(They’re all dead and gone by now–the perfect opportunity for liberals to attack them.)
This is all I’m going to write about this fallen world’s news today; my soul can’t take anymore. Instead, I will blog animal videos and prayer requests (if I get any) today.
I’m not prepared to say whose lives “matter” and whose lives don’t. I don’t what Loretta Lunch–er, Lynch–trying to jail me for microaggression.
Suffice it to say that the Obama regime has poisoned race relations in this country, on purpose, creating a climate of rage and injustice-collecting among people who ought to have good will toward one another. And you can bet your bottom dollar that we’ll see more of it, a lot more, at the Democrat National Convention.
This race-hustling, this whipping-up of anger and resentment, has gone so far as to make war on the past, a war against the dead. A war against history.
One thing I am prepared to say is that the truth matters.

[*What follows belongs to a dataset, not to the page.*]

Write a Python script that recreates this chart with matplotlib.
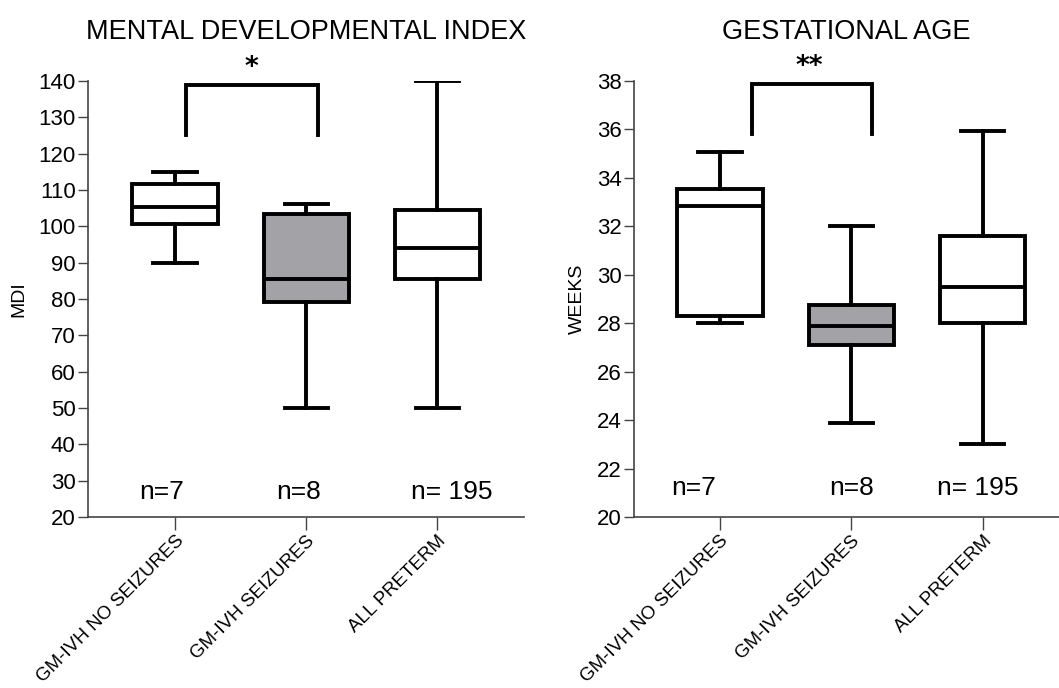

Let history here defend the dead, in the words of Robert Selph Henry in his The Story of the Confederacy, first published in 1931, when there were a few Confederate veterans still living:
“The Confederacy was a belated attempt to exercise the right of a state to withdraw from the United States of America.
“Because it was belated, because it opposed a mere right in the abstract to the concrete forms of economics and the inevitable trend of history, because it was burdened with the defense of the anachronism of slavery, it failed…
“With its failure, the United States of America that we know was born… The old union of states federated together for specific and limited purposes died, to be succeeded by a new nation in which the states, North and South alike, have contentedly sunk from the sovereignty they so jealously maintained in 1787 to become little more than convenient administrative subdivisions of government.”
This is truth: and demonizing the dead, to serve the current political purposes of immoral and power-hungry individuals, can’t change it.